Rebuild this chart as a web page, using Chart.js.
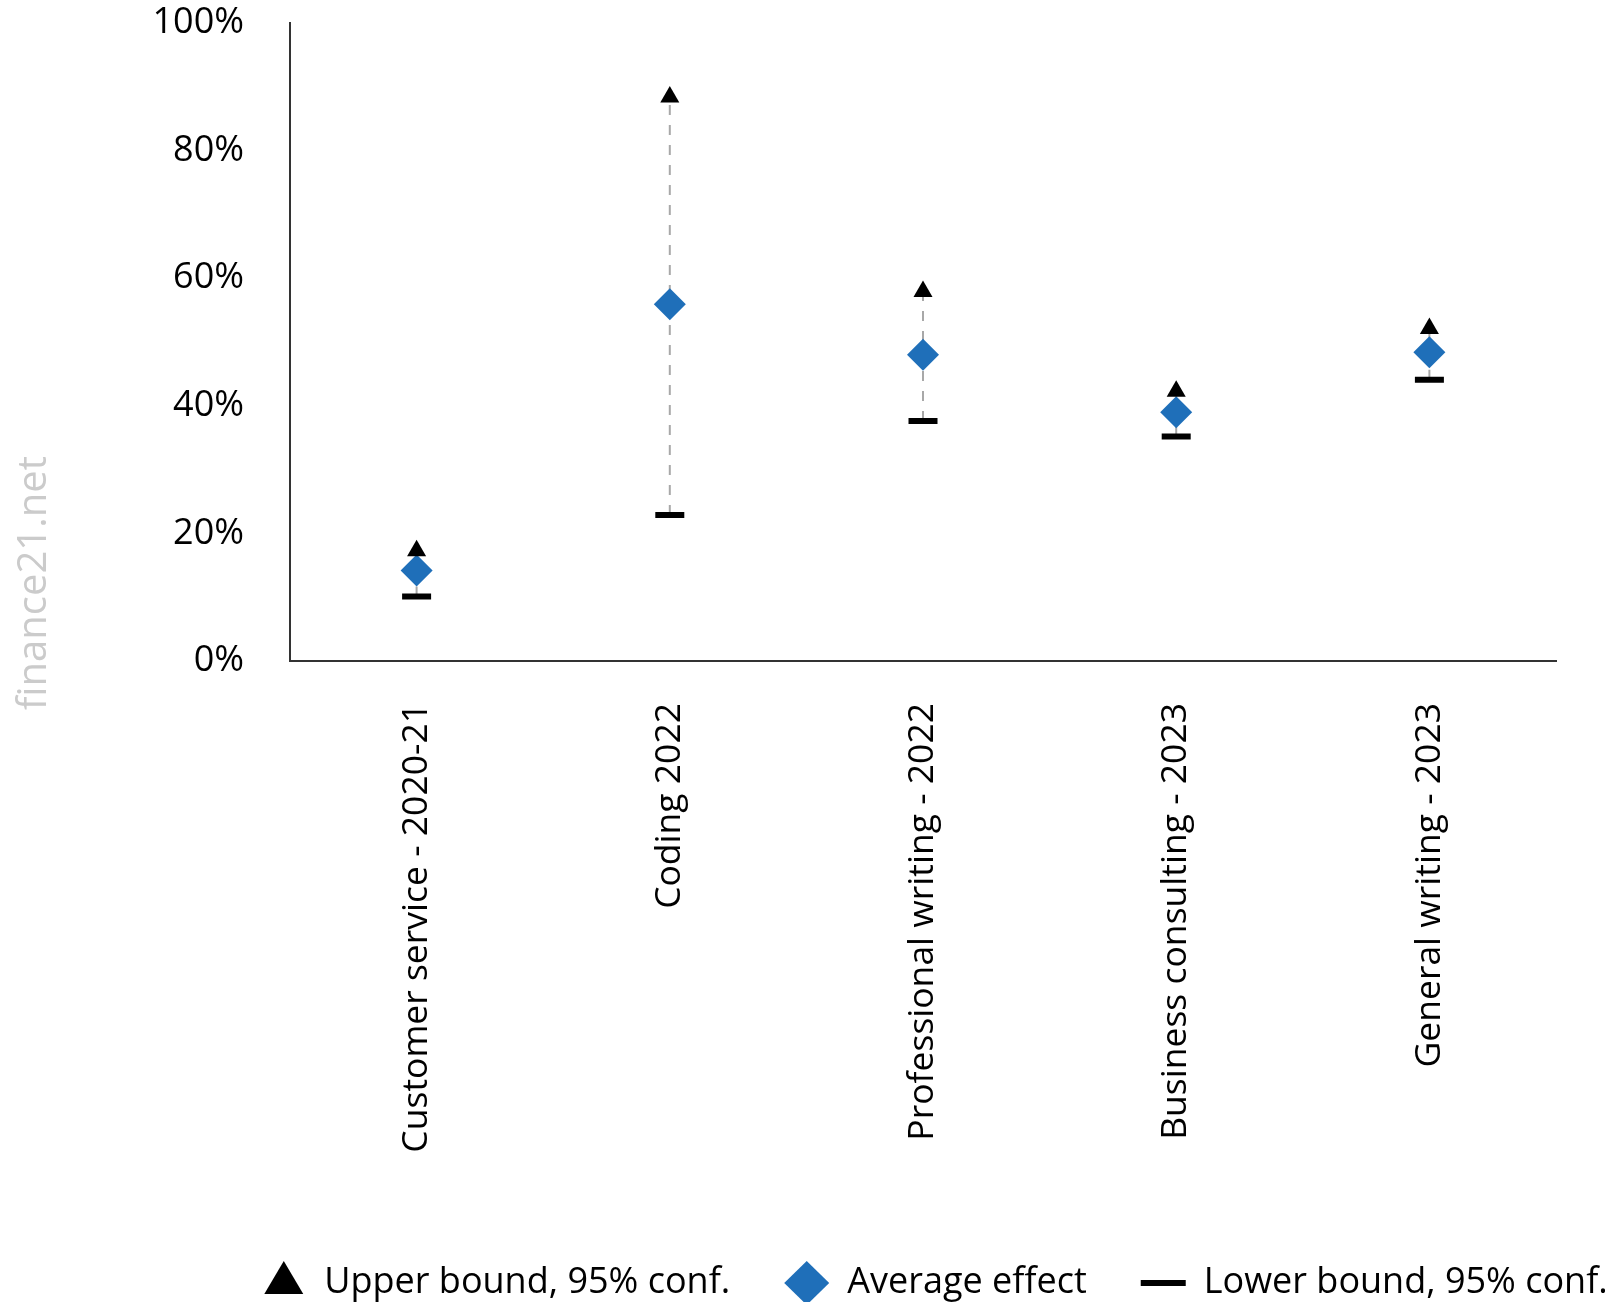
<!DOCTYPE html>
<html>
<head>
<meta charset="utf-8">
<script src="https://cdn.jsdelivr.net/npm/chart.js@4.4.1/dist/chart.umd.min.js"></script>
<style>
  html, body { margin: 0; padding: 0; background: #fff; overflow: hidden; }
  #frame { width: 1605px; height: 1302px; overflow: hidden; position: relative; }
  #wrap { width: 1869px; height: 1311px; position: absolute; left: 0; top: 0; }
</style>
</head>
<body>
<div id="frame">
  <div id="wrap"><canvas id="effectChart"></canvas></div>
</div>
<script>
// values (percent)
const categories = [
    'Customer service - 2020-21',
    'Coding 2022',
    'Professional writing - 2022',
    'Business consulting - 2023',
    'General writing - 2023'
];
const upperBound = [17.3, 88.4, 57.9, 42.3, 52.1];
const averageEffect = [14.2, 55.9, 48.0, 39.0, 48.4];
const lowerBound = [10.1, 22.9, 37.6, 35.2, 44.1];
const yTicks = [0, 20, 40, 60, 80, 100];

const seriesNames = ['Upper bound, 95% conf.', 'Average effect', 'Lower bound, 95% conf.'];

const FONT = "'Open Sans', 'Noto Sans', sans-serif";

// vertical dashed range line: low -> high, then a gap
const rangeLine = [];
categories.forEach((cat, i) => {
    rangeLine.push({ x: cat, y: lowerBound[i] });
    rangeLine.push({ x: cat, y: upperBound[i] });
    rangeLine.push({ x: cat, y: null });
});

// watermark on the left side
const watermark = {
    id: 'watermark',
    afterDraw(chart) {
        const ctx = chart.ctx;
        ctx.save();
        ctx.translate(35, 583);
        ctx.rotate(-Math.PI / 2);
        ctx.font = '40px ' + FONT;
        ctx.fillStyle = '#cbcbcb';
        ctx.textAlign = 'center';
        ctx.textBaseline = 'middle';
        ctx.fillText('finance21.net', 0, 0);
        ctx.restore();
    }
};

const ctx = document.getElementById('effectChart').getContext('2d');
new Chart(ctx, {
    type: 'line',
    data: {
        labels: categories,
        datasets: [
            {
                label: seriesNames[0],
                data: upperBound,
                showLine: false,
                pointStyle: 'triangle',
                pointRadius: 11,
                pointBackgroundColor: '#000',
                pointBorderColor: '#000',
                pointBorderWidth: 0,
                backgroundColor: '#000',
                borderColor: '#000'
            },
            {
                label: seriesNames[1],
                data: averageEffect,
                showLine: false,
                pointStyle: 'rectRot',
                pointRadius: 16,
                pointBackgroundColor: '#1f6fb9',
                pointBorderColor: '#1f6fb9',
                pointBorderWidth: 0,
                backgroundColor: '#1f6fb9',
                borderColor: '#1f6fb9'
            },
            {
                label: seriesNames[2],
                data: lowerBound,
                showLine: false,
                pointStyle: 'line',
                pointRadius: 14.5,
                pointBackgroundColor: '#000',
                pointBorderColor: '#000',
                pointBorderWidth: 6,
                backgroundColor: '#000',
                borderColor: '#000'
            },
            {
                label: 'range',
                data: rangeLine,
                borderColor: '#a8a8a8',
                borderWidth: 2,
                borderDash: [10, 10],
                pointRadius: 0,
                spanGaps: false,
                fill: false
            }
        ]
    },
    options: {
        responsive: true,
        maintainAspectRatio: false,
        animation: false,
        layout: {
            padding: { left: 0, top: 23, right: 0, bottom: 0 }
        },
        plugins: {
            tooltip: { enabled: false },
            legend: {
                position: 'bottom',
                align: 'center',
                labels: {
                    usePointStyle: true,
                    pointStyleWidth: 45,
                    boxHeight: 31,
                    padding: 54,
                    color: '#000',
                    font: { family: FONT, size: 36 },
                    filter: item => item.datasetIndex !== 3
                }
            }
        },
        scales: {
            x: {
                type: 'category',
                offset: true,
                grid: { display: false, drawTicks: false },
                border: { display: true, color: '#333', width: 2 },
                ticks: {
                    autoSkip: false,
                    minRotation: 90,
                    maxRotation: 90,
                    padding: 42,
                    color: '#000',
                    font: { family: FONT, size: 35.5 }
                },
                afterFit: scale => { scale.height = 550; }
            },
            y: {
                min: 0,
                max: 100,
                afterBuildTicks: scale => { scale.ticks = yTicks.map(v => ({ value: v })); },
                grid: { display: false, drawTicks: false },
                border: { display: true, color: '#333', width: 2 },
                ticks: {
                    padding: 46,
                    color: '#000',
                    font: { family: FONT, size: 36 },
                    callback: v => v + '%'
                },
                afterFit: scale => {
                    scale.width = 290;
                    scale.paddingTop = 0;
                    scale.paddingBottom = 0;
                }
            },
            yRight: {
                position: 'right',
                grid: { display: false, drawTicks: false },
                border: { display: false },
                ticks: { display: false },
                afterFit: scale => { scale.width = 1869 - 1556; }
            }
        }
    },
    plugins: [watermark]
});
</script>
</body>
</html>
__________
Repeat the material verbatim. Do not carry over any picture.

| Task result |
Rebuild this chart as a web page, using Chart.js.
<!DOCTYPE html>
<html>
<head>
<meta charset="utf-8">
<script src="https://cdn.jsdelivr.net/npm/chart.js@4.4.1/dist/chart.umd.min.js"></script>
<style>
  html, body { margin: 0; padding: 0; background: #fff; overflow: hidden; }
  #frame { width: 1605px; height: 1302px; overflow: hidden; position: relative; }
  #wrap { width: 1869px; height: 1311px; position: absolute; left: 0; top: 0; }
</style>
</head>
<body>
<div id="frame">
  <div id="wrap"><canvas id="effectChart"></canvas></div>
</div>
<script>
// values (percent)
const categories = [
    'Customer service - 2020-21',
    'Coding 2022',
    'Professional writing - 2022',
    'Business consulting - 2023',
    'General writing - 2023'
];
const upperBound = [17.3, 88.4, 57.9, 42.3, 52.1];
const averageEffect = [14.2, 55.9, 48.0, 39.0, 48.4];
const lowerBound = [10.1, 22.9, 37.6, 35.2, 44.1];
const yTicks = [0, 20, 40, 60, 80, 100];

const seriesNames = ['Upper bound, 95% conf.', 'Average effect', 'Lower bound, 95% conf.'];

const FONT = "'Open Sans', 'Noto Sans', sans-serif";

// vertical dashed range line: low -> high, then a gap
const rangeLine = [];
categories.forEach((cat, i) => {
    rangeLine.push({ x: cat, y: lowerBound[i] });
    rangeLine.push({ x: cat, y: upperBound[i] });
    rangeLine.push({ x: cat, y: null });
});

// watermark on the left side
const watermark = {
    id: 'watermark',
    afterDraw(chart) {
        const ctx = chart.ctx;
        ctx.save();
        ctx.translate(35, 583);
        ctx.rotate(-Math.PI / 2);
        ctx.font = '40px ' + FONT;
        ctx.fillStyle = '#cbcbcb';
        ctx.textAlign = 'center';
        ctx.textBaseline = 'middle';
        ctx.fillText('finance21.net', 0, 0);
        ctx.restore();
    }
};

const ctx = document.getElementById('effectChart').getContext('2d');
new Chart(ctx, {
    type: 'line',
    data: {
        labels: categories,
        datasets: [
            {
                label: seriesNames[0],
                data: upperBound,
                showLine: false,
                pointStyle: 'triangle',
                pointRadius: 11,
                pointBackgroundColor: '#000',
                pointBorderColor: '#000',
                pointBorderWidth: 0,
                backgroundColor: '#000',
                borderColor: '#000'
            },
            {
                label: seriesNames[1],
                data: averageEffect,
                showLine: false,
                pointStyle: 'rectRot',
                pointRadius: 16,
                pointBackgroundColor: '#1f6fb9',
                pointBorderColor: '#1f6fb9',
                pointBorderWidth: 0,
                backgroundColor: '#1f6fb9',
                borderColor: '#1f6fb9'
            },
            {
                label: seriesNames[2],
                data: lowerBound,
                showLine: false,
                pointStyle: 'line',
                pointRadius: 14.5,
                pointBackgroundColor: '#000',
                pointBorderColor: '#000',
                pointBorderWidth: 6,
                backgroundColor: '#000',
                borderColor: '#000'
            },
            {
                label: 'range',
                data: rangeLine,
                borderColor: '#a8a8a8',
                borderWidth: 2,
                borderDash: [10, 10],
                pointRadius: 0,
                spanGaps: false,
                fill: false
            }
        ]
    },
    options: {
        responsive: true,
        maintainAspectRatio: false,
        animation: false,
        layout: {
            padding: { left: 0, top: 23, right: 0, bottom: 0 }
        },
        plugins: {
            tooltip: { enabled: false },
            legend: {
                position: 'bottom',
                align: 'center',
                labels: {
                    usePointStyle: true,
                    pointStyleWidth: 45,
                    boxHeight: 31,
                    padding: 54,
                    color: '#000',
                    font: { family: FONT, size: 36 },
                    filter: item => item.datasetIndex !== 3
                }
            }
        },
        scales: {
            x: {
                type: 'category',
                offset: true,
                grid: { display: false, drawTicks: false },
                border: { display: true, color: '#333', width: 2 },
                ticks: {
                    autoSkip: false,
                    minRotation: 90,
                    maxRotation: 90,
                    padding: 42,
                    color: '#000',
                    font: { family: FONT, size: 35.5 }
                },
                afterFit: scale => { scale.height = 550; }
            },
            y: {
                min: 0,
                max: 100,
                afterBuildTicks: scale => { scale.ticks = yTicks.map(v => ({ value: v })); },
                grid: { display: false, drawTicks: false },
                border: { display: true, color: '#333', width: 2 },
                ticks: {
                    padding: 46,
                    color: '#000',
                    font: { family: FONT, size: 36 },
                    callback: v => v + '%'
                },
                afterFit: scale => {
                    scale.width = 290;
                    scale.paddingTop = 0;
                    scale.paddingBottom = 0;
                }
            },
            yRight: {
                position: 'right',
                grid: { display: false, drawTicks: false },
                border: { display: false },
                ticks: { display: false },
                afterFit: scale => { scale.width = 1869 - 1556; }
            }
        }
    },
    plugins: [watermark]
});
</script>
</body>
</html>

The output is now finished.